Last week's BoE communication was dovish, highlighting the MPC's anxiety about the external environment, particularly in EM economies and the downside risks it poses to the UK's domestic outlook. The Bank revised its growth and inflation forecasts lower and projected a shallower path of rate hikes. Importantly, the BoE emphasized the impact of trade-weighted GBP appreciation and the risks it posed to achieving its 2% inflation target saying "the dampening influence of sterling's past appreciation on inflation is expected to be persistent".
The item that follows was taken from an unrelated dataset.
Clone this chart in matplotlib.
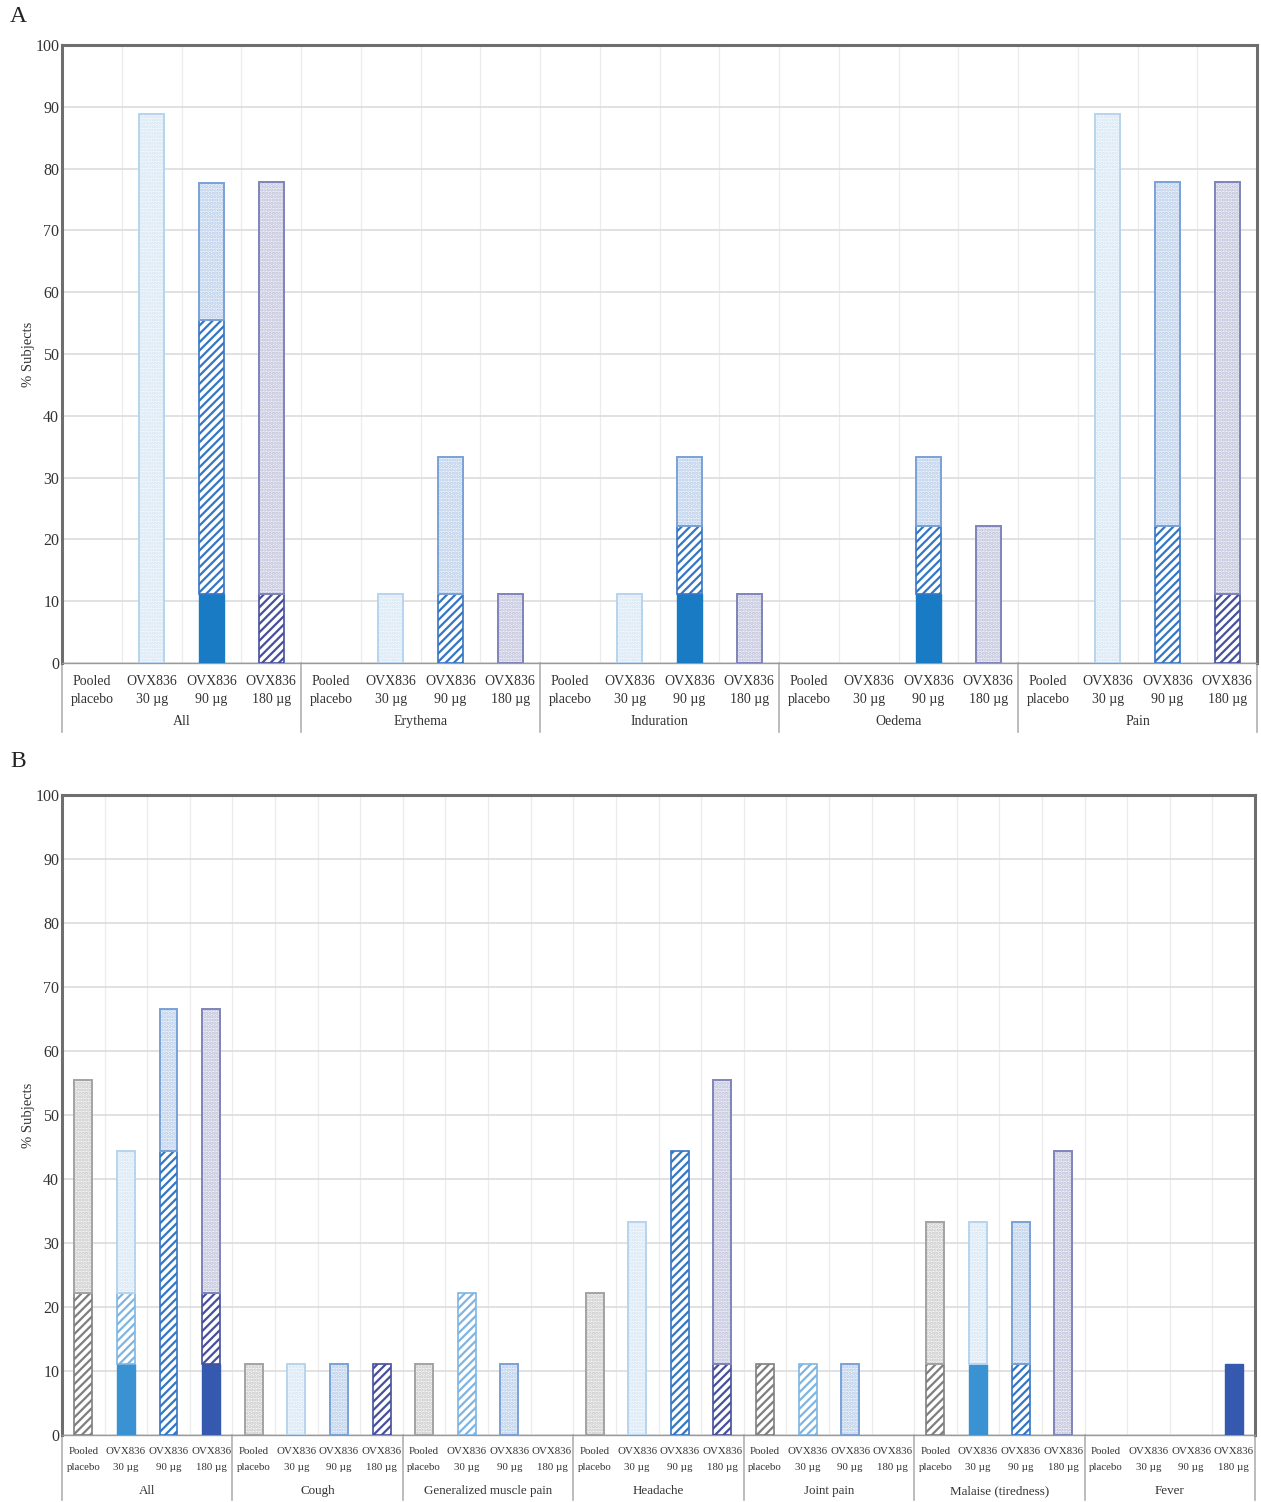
import matplotlib
matplotlib.use("Agg")
import matplotlib.pyplot as plt
import matplotlib.transforms as mtransforms
import numpy as np

# ----------------------------
# Data (% subjects, n=9 per group)
# ----------------------------
doses = ["Pooled\nplacebo", "OVX836\n30 µg", "OVX836\n90 µg", "OVX836\n180 µg"]

a_groups = ["All", "Erythema", "Induration", "Oedema", "Pain"]
a_severe = [0, 0, 11.1, 0,   0, 0, 0, 0,   0, 0, 11.1, 0,   0, 0, 11.1, 0,   0, 0, 0, 0]
a_moderate = [0, 0, 44.4, 11.1,   0, 0, 11.1, 0,   0, 0, 11.1, 0,   0, 0, 11.1, 0,   0, 0, 22.2, 11.1]
a_mild = [0, 88.9, 22.2, 66.7,   0, 11.1, 22.2, 11.1,   0, 11.1, 11.1, 11.1,   0, 0, 11.1, 22.2,   0, 88.9, 55.6, 66.7]

b_groups = ["All", "Cough", "Generalized muscle pain", "Headache", "Joint pain",
            "Malaise (tiredness)", "Fever"]
b_severe = [0, 11.1, 0, 11.1,   0, 0, 0, 0,   0, 0, 0, 0,   0, 0, 0, 0,
            0, 0, 0, 0,   0, 11.1, 0, 0,   0, 0, 0, 11.1]
b_moderate = [22.2, 11.1, 44.4, 11.1,   0, 0, 0, 11.1,   0, 22.2, 0, 0,   0, 0, 44.4, 11.1,
              11.1, 11.1, 0, 0,   11.1, 0, 11.1, 0,   0, 0, 0, 0]
b_mild = [33.3, 22.2, 22.2, 44.4,   11.1, 11.1, 11.1, 0,   11.1, 0, 11.1, 0,   22.2, 33.3, 0, 44.4,
          0, 0, 11.1, 0,   22.2, 22.2, 22.2, 44.4,   0, 0, 0, 0]

# ----------------------------
# Styles per dose group
# ----------------------------
mild_edge = ["#a3a3a3", "#b7d4ee", "#79a2d8", "#7f84ba"]
hatch_cols = ["#7f7f7f", "#7fb5e2", "#3576c4", "#46509c"]
mild_face = ["#f4f4f4", "#f5f9fd", "#edf2f9", "#efeff5"]
mild_dot = ["#c6c6c6", "#d3e4f4", "#b4cbe9", "#babdda"]
severe_cols = ["#888888", "#3a92d3", "#1a7bc5", "#3559ae"]

plt.rcParams['font.family'] = ['Liberation Serif', 'DejaVu Serif']
plt.rcParams['hatch.linewidth'] = 1.6

fig = plt.figure(figsize=(12.61, 15.02), dpi=100)
W, H = 1261, 1502


def draw_panel(rect, groups, severe, moderate, mild, label_fs, group_fs, sep_len, lsp, grp_off):
    ax = fig.add_axes(rect)
    n = len(severe)
    x = np.arange(n)
    sev = np.array(severe)
    mod = np.array(moderate)
    mil = np.array(mild)
    width = 0.42
    for i in range(n):
        d = i % 4
        if sev[i] > 0:
            ax.bar(x[i], sev[i], width, color=severe_cols[d],
                   edgecolor=severe_cols[d], linewidth=1, zorder=3)
        if mod[i] > 0:
            ax.bar(x[i], mod[i], width, bottom=sev[i], color="white",
                   edgecolor=hatch_cols[d], hatch="////", linewidth=0, zorder=3)
            ax.bar(x[i], mod[i], width, bottom=sev[i], fill=False,
                   edgecolor=hatch_cols[d], linewidth=1.2, zorder=4)
        if mil[i] > 0:
            ax.bar(x[i], mil[i], width, bottom=sev[i] + mod[i], color=mild_face[d],
                   edgecolor=mild_dot[d], hatch=".....", linewidth=0, zorder=3)
            ax.bar(x[i], mil[i], width, bottom=sev[i] + mod[i], fill=False,
                   edgecolor=mild_edge[d], linewidth=1.4, zorder=4)

    ax.set_xlim(-0.5, n - 0.5)
    ax.set_ylim(0, 100)
    ax.set_yticks(np.arange(0, 101, 10))
    ax.set_xticks(np.arange(-0.5, n, 0.5), minor=True)
    ax.grid(axis='y', color="#dcdcdc", linewidth=1.2, zorder=0)
    ax.grid(axis='x', which='minor', color="#ececec", linewidth=0.9, zorder=0)
    ax.set_axisbelow(True)

    ax.set_xticks(x)
    ax.set_xticklabels([doses[i % 4] for i in range(n)], fontsize=label_fs,
                       color="#333333", linespacing=lsp)
    ax.tick_params(axis='x', which='both', length=0, pad=9)
    ax.tick_params(axis='y', length=0, pad=2, labelsize=11.5, labelcolor="#333333")
    ax.set_ylabel("% Subjects", fontsize=10.5, color="#333333", labelpad=0)

    for s in ["left", "top", "right"]:
        ax.spines[s].set_color("#6e6e6e")
        ax.spines[s].set_linewidth(2.2)
    ax.spines["bottom"].set_color("#9a9a9a")
    ax.spines["bottom"].set_linewidth(1.0)

    trans = mtransforms.blended_transform_factory(ax.transData, ax.transAxes)
    h_ax = rect[3] * H
    for g in range(len(groups) + 1):
        xs = g * 4 - 0.5
        ax.plot([xs, xs], [0, -sep_len / h_ax], transform=trans, color="#b0b0b0",
                linewidth=1.2, clip_on=False)
    for g, name in enumerate(groups):
        ax.text(g * 4 + 1.5, -grp_off / h_ax, name, transform=trans,
                ha='center', va='center', fontsize=group_fs, color="#333333")
    return ax


# Panel A
a_rect = [62 / W, 1 - 663 / H, (1257 - 62) / W, (663 - 45) / H]
draw_panel(a_rect, a_groups, a_severe, a_moderate, a_mild, 10, 10, 69, 1.45, 59)
fig.text(10 / W, 1 - 16 / H, "A", fontsize=17, va='center', ha='left', color="#222222")

# Panel B
b_rect = [62 / W, 1 - 1435 / H, (1255 - 62) / W, (1435 - 795) / H]
draw_panel(b_rect, b_groups, b_severe, b_moderate, b_mild, 7.8, 9.4, 65, 1.9, 56)
fig.text(10 / W, 1 - 762 / H, "B", fontsize=17, va='center', ha='left', color="#222222")

plt.savefig("out.png", dpi=100)
plt.close()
"Our reading of the MPC's analysis implies a modest risk that the Bank Rate stays at its effective lower bound for longer, should GBP appreciation pressures persist. We continue to expect only modest GBP outperformance versus the EUR and material GBPUSD depreciation in the coming quarters", says Barclays.
The September employment report (Wednesday) will be the next important data point for GBP. The unemployment rate is expected to remain unchanged at 5.4% and look for a somewhat softer pace of wage growth. Average weekly earnings are expected to post a 2.9% 3m/y increase, below consensus expectations of a 3.2% 3m/y increase. Core wages should increase by 2.8% 3m/y, in line with consensus expectations. A confirmation of the forecast in addition to the recent dovish BoE rhetoric will likely keep GBP under pressure.
"We prefer to express this view against the USD and expect upticks to provide better levels to re-engage in short GBPUSD positions", added Barclays.